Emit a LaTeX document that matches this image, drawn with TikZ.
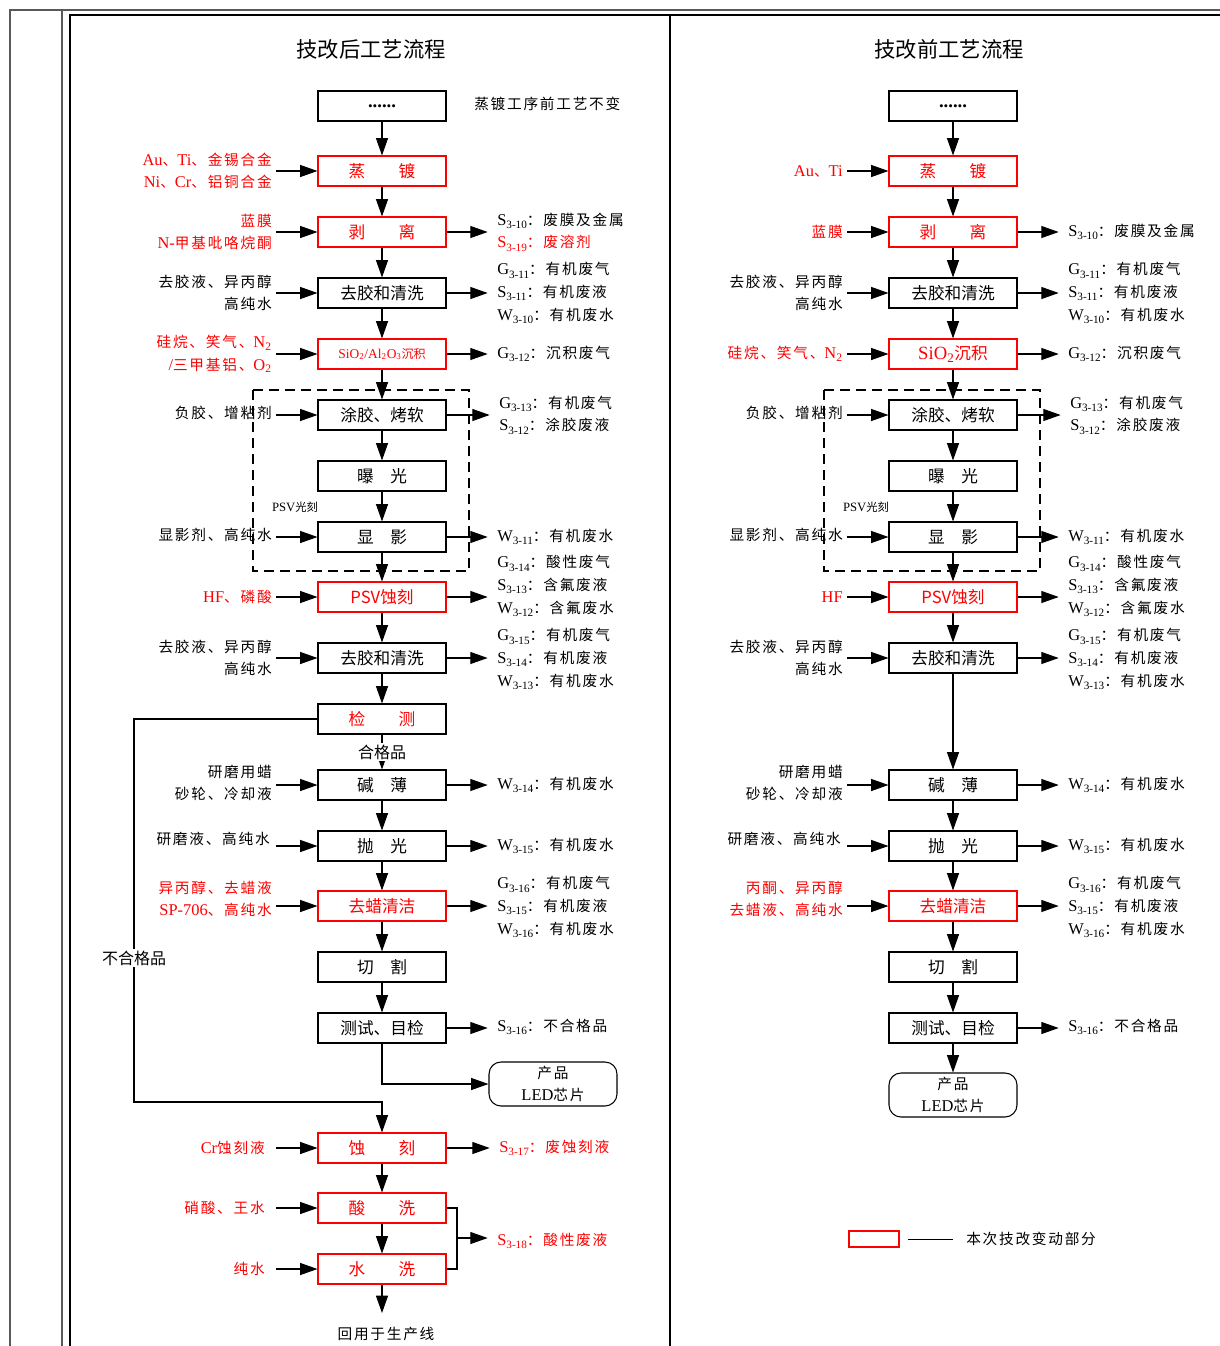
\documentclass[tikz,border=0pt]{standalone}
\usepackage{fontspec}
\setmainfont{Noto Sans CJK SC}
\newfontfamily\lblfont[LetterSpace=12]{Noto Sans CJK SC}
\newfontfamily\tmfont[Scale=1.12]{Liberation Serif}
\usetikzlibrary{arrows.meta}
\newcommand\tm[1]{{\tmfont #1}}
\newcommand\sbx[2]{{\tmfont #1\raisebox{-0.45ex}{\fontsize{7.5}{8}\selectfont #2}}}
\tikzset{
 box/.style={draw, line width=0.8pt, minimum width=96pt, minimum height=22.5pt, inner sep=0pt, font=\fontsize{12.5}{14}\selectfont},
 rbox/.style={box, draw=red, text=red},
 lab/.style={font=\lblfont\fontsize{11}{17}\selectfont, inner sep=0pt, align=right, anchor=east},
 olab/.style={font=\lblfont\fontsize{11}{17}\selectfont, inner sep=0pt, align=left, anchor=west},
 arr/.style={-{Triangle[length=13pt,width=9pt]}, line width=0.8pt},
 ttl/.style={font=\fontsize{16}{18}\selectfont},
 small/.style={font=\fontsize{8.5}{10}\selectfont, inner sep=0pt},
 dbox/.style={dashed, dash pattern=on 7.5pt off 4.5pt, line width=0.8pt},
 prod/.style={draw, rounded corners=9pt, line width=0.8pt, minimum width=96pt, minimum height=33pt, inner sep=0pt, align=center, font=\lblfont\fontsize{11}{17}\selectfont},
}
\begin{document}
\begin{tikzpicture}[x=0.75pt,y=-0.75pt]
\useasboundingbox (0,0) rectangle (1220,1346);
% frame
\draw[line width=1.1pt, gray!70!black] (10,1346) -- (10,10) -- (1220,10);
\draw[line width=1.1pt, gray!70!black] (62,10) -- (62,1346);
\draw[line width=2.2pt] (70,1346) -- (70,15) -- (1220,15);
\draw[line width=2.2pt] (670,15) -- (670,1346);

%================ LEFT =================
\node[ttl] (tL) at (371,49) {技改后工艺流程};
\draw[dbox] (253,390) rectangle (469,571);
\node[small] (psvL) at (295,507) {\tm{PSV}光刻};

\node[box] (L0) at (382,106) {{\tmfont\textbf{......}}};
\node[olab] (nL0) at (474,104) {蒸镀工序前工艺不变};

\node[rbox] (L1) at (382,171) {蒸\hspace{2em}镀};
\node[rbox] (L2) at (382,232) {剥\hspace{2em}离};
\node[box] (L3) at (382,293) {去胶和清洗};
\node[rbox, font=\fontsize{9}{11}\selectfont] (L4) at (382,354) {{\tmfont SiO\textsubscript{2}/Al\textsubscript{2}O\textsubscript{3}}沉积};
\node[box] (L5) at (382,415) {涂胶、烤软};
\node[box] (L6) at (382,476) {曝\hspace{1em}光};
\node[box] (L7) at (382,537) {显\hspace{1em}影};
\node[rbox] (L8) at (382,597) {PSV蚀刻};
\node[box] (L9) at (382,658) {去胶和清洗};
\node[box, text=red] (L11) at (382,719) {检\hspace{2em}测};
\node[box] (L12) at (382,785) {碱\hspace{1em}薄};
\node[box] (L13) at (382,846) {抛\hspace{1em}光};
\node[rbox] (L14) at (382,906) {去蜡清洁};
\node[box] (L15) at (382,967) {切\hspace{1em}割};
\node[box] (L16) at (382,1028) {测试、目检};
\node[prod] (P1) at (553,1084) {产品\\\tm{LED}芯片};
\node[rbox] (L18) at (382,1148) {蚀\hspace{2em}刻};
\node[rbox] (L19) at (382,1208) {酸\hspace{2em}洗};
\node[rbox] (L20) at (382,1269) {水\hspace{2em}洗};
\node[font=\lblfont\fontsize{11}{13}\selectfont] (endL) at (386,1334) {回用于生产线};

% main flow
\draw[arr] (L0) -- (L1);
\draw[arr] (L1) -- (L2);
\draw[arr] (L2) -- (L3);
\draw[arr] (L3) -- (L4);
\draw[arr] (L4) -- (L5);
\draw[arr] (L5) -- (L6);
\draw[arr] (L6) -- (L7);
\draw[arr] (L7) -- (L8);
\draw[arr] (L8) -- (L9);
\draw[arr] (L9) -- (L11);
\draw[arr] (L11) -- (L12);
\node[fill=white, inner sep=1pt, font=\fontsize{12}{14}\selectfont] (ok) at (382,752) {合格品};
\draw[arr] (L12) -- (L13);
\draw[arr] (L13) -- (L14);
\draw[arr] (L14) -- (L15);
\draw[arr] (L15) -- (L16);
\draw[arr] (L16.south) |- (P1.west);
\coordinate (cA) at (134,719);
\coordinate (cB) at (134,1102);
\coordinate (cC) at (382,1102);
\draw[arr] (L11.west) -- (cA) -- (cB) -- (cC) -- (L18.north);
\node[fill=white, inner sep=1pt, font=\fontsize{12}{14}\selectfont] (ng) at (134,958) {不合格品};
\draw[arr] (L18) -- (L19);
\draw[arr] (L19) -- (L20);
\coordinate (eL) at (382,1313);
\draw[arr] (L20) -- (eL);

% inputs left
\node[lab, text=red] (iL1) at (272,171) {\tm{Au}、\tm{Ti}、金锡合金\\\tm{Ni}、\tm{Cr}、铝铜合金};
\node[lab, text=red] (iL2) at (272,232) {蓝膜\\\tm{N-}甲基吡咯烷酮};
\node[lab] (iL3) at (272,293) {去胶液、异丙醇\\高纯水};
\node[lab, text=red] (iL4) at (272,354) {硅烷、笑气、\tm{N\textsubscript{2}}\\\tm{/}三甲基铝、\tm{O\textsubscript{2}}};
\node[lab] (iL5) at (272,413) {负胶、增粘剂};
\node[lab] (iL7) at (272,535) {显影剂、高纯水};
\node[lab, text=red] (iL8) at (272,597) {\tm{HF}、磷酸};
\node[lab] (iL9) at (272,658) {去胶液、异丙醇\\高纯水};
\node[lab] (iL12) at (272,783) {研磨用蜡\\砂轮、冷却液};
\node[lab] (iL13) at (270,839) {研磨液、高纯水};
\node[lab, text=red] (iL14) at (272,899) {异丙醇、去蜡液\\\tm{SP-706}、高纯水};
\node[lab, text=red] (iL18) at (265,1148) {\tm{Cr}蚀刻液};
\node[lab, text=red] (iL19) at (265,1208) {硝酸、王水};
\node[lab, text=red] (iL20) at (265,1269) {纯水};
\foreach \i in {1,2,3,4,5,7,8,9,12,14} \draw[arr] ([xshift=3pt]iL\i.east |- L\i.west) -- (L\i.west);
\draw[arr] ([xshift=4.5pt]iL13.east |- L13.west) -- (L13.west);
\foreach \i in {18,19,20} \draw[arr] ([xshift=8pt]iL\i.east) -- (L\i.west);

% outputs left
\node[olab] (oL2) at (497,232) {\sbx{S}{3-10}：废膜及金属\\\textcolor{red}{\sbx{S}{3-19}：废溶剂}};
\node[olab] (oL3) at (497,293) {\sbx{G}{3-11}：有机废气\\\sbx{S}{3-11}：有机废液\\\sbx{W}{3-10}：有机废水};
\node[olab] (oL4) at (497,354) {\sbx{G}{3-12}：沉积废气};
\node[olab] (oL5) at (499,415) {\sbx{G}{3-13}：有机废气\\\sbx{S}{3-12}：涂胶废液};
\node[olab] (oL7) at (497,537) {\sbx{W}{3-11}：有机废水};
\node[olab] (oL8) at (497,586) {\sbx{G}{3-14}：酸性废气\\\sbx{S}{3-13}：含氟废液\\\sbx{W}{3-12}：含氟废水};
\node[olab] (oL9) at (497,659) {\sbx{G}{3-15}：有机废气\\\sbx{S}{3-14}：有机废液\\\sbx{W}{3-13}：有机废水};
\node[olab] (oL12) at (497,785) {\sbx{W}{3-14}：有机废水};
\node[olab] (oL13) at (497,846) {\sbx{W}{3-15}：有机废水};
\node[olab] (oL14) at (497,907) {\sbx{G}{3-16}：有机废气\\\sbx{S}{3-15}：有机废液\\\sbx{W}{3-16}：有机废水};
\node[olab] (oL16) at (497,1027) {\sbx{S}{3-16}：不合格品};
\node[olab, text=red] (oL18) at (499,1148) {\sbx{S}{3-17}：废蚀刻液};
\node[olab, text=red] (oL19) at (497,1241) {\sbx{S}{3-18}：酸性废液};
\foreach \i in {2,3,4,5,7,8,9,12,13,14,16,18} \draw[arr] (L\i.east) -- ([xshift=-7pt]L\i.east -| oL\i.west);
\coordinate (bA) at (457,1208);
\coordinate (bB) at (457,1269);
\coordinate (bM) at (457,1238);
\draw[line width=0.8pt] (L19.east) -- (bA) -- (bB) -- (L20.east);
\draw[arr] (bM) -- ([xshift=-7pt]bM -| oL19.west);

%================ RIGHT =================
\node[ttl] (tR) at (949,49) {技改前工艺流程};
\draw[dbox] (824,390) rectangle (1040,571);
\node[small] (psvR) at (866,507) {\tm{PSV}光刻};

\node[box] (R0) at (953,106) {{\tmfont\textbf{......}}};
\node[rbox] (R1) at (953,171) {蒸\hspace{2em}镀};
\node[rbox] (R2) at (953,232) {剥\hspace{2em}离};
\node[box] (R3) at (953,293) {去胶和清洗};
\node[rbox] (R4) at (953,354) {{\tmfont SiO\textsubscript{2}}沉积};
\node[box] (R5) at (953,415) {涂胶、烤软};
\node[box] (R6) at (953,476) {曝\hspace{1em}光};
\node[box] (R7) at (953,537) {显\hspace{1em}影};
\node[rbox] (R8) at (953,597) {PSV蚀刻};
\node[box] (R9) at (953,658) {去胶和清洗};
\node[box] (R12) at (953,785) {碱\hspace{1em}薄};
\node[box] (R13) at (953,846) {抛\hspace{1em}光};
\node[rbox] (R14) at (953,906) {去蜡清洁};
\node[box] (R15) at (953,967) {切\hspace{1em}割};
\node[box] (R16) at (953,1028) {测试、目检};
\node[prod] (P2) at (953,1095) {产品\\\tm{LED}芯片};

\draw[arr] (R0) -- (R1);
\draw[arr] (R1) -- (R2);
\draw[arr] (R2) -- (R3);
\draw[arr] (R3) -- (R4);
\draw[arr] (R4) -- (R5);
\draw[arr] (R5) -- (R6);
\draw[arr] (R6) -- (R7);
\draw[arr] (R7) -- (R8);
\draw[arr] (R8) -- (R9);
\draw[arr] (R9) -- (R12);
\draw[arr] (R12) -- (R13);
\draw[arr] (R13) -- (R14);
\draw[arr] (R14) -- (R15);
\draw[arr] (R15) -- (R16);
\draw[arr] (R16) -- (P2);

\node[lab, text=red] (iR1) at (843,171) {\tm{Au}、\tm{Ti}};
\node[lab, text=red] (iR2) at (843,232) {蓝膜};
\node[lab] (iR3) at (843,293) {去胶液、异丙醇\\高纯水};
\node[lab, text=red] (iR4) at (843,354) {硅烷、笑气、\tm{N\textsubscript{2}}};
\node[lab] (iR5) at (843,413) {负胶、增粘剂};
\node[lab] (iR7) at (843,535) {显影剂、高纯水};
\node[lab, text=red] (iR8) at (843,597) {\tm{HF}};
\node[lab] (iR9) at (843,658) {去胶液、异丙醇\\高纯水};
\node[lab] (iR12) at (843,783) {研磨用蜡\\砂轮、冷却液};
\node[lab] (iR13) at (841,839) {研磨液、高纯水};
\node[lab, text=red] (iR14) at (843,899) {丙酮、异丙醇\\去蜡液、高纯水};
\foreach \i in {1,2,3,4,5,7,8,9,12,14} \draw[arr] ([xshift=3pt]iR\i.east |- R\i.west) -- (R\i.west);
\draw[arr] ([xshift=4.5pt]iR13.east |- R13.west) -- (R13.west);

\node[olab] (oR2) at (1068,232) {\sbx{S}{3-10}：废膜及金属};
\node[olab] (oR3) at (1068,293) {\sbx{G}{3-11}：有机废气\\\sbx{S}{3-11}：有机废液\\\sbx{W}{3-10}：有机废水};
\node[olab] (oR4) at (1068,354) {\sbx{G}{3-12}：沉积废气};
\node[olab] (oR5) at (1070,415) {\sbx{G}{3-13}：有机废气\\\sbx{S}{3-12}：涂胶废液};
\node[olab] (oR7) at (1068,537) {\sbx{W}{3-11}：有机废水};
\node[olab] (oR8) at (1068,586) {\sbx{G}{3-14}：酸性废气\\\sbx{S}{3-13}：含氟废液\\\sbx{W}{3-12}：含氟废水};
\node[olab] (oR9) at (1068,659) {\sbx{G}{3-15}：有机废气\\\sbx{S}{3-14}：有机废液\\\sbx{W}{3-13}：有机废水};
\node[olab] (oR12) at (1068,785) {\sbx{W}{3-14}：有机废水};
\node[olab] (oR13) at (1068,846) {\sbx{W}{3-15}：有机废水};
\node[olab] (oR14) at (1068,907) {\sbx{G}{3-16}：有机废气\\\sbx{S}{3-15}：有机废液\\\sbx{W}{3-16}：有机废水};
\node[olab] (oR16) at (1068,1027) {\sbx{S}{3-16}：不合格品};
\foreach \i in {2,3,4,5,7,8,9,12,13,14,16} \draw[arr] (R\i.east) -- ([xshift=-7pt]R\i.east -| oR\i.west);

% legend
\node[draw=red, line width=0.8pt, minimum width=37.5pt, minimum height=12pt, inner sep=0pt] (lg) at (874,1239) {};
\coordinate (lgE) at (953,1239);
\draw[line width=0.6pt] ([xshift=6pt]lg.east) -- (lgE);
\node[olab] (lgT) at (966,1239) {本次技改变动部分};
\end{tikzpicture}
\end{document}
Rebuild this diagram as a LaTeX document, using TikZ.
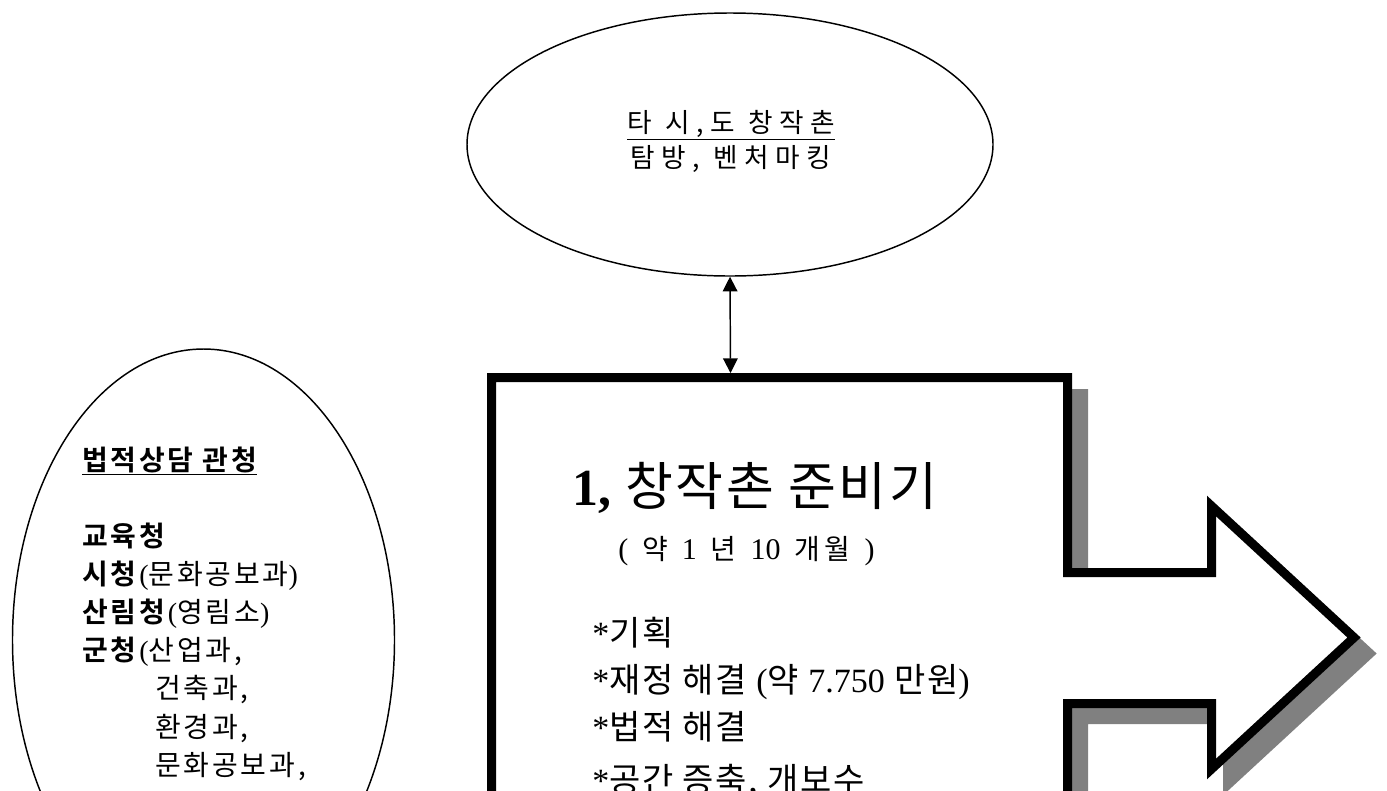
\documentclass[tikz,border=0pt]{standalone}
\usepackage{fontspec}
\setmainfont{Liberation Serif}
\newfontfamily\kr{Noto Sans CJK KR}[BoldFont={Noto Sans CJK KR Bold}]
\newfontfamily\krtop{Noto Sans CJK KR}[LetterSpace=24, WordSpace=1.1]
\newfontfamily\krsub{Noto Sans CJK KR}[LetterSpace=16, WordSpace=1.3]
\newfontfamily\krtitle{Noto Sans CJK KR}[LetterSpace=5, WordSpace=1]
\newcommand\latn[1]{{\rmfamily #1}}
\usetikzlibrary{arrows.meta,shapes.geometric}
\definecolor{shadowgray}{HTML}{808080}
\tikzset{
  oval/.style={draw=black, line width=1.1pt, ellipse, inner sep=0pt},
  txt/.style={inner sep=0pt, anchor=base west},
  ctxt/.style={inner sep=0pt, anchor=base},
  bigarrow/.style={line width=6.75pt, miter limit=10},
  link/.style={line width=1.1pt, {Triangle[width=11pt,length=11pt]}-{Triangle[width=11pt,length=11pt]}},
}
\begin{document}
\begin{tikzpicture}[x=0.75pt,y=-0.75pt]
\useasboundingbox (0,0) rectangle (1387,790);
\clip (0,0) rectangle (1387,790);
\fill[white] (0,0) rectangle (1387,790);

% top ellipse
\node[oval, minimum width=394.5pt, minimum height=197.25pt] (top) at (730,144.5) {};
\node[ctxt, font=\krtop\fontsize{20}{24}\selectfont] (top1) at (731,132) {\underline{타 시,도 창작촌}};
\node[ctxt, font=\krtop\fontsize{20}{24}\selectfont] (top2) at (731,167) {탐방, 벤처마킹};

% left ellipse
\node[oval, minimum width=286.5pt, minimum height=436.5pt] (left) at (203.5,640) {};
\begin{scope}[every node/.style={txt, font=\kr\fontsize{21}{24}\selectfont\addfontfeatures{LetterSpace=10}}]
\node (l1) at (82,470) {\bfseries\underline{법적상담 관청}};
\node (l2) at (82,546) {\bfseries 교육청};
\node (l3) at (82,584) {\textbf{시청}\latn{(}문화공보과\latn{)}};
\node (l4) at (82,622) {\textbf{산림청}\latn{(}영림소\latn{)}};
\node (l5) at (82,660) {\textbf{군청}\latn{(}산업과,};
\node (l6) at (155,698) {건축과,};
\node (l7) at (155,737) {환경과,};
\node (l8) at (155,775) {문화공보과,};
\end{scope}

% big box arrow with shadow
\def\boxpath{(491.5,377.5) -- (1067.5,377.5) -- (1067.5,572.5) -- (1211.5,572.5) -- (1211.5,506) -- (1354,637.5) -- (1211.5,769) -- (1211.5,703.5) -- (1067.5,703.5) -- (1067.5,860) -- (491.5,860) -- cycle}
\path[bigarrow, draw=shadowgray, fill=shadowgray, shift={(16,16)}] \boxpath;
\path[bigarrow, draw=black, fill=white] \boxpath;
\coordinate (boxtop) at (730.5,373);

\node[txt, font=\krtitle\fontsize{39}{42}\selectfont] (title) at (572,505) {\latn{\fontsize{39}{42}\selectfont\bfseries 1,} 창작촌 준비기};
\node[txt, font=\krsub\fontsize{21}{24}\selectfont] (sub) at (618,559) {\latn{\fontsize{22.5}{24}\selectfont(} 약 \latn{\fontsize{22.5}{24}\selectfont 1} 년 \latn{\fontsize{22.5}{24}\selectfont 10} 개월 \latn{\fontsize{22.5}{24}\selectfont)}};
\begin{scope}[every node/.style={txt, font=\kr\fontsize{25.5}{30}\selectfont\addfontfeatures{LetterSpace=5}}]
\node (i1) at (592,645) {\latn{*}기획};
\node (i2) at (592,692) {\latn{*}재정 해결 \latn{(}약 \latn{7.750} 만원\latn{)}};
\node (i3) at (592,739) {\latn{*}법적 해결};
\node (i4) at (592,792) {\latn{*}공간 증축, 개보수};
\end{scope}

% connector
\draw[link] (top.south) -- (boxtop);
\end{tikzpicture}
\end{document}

=== Challenge ===
Extract, without any images, the part of the material above that opens with the line containing "Rebuild this diagram" and closes with the line containing "(top2) at (731,167)", both lines included.

=== Exercise answer ===
Rebuild this diagram as a LaTeX document, using TikZ.
\documentclass[tikz,border=0pt]{standalone}
\usepackage{fontspec}
\setmainfont{Liberation Serif}
\newfontfamily\kr{Noto Sans CJK KR}[BoldFont={Noto Sans CJK KR Bold}]
\newfontfamily\krtop{Noto Sans CJK KR}[LetterSpace=24, WordSpace=1.1]
\newfontfamily\krsub{Noto Sans CJK KR}[LetterSpace=16, WordSpace=1.3]
\newfontfamily\krtitle{Noto Sans CJK KR}[LetterSpace=5, WordSpace=1]
\newcommand\latn[1]{{\rmfamily #1}}
\usetikzlibrary{arrows.meta,shapes.geometric}
\definecolor{shadowgray}{HTML}{808080}
\tikzset{
  oval/.style={draw=black, line width=1.1pt, ellipse, inner sep=0pt},
  txt/.style={inner sep=0pt, anchor=base west},
  ctxt/.style={inner sep=0pt, anchor=base},
  bigarrow/.style={line width=6.75pt, miter limit=10},
  link/.style={line width=1.1pt, {Triangle[width=11pt,length=11pt]}-{Triangle[width=11pt,length=11pt]}},
}
\begin{document}
\begin{tikzpicture}[x=0.75pt,y=-0.75pt]
\useasboundingbox (0,0) rectangle (1387,790);
\clip (0,0) rectangle (1387,790);
\fill[white] (0,0) rectangle (1387,790);

% top ellipse
\node[oval, minimum width=394.5pt, minimum height=197.25pt] (top) at (730,144.5) {};
\node[ctxt, font=\krtop\fontsize{20}{24}\selectfont] (top1) at (731,132) {\underline{타 시,도 창작촌}};
\node[ctxt, font=\krtop\fontsize{20}{24}\selectfont] (top2) at (731,167) {탐방, 벤처마킹};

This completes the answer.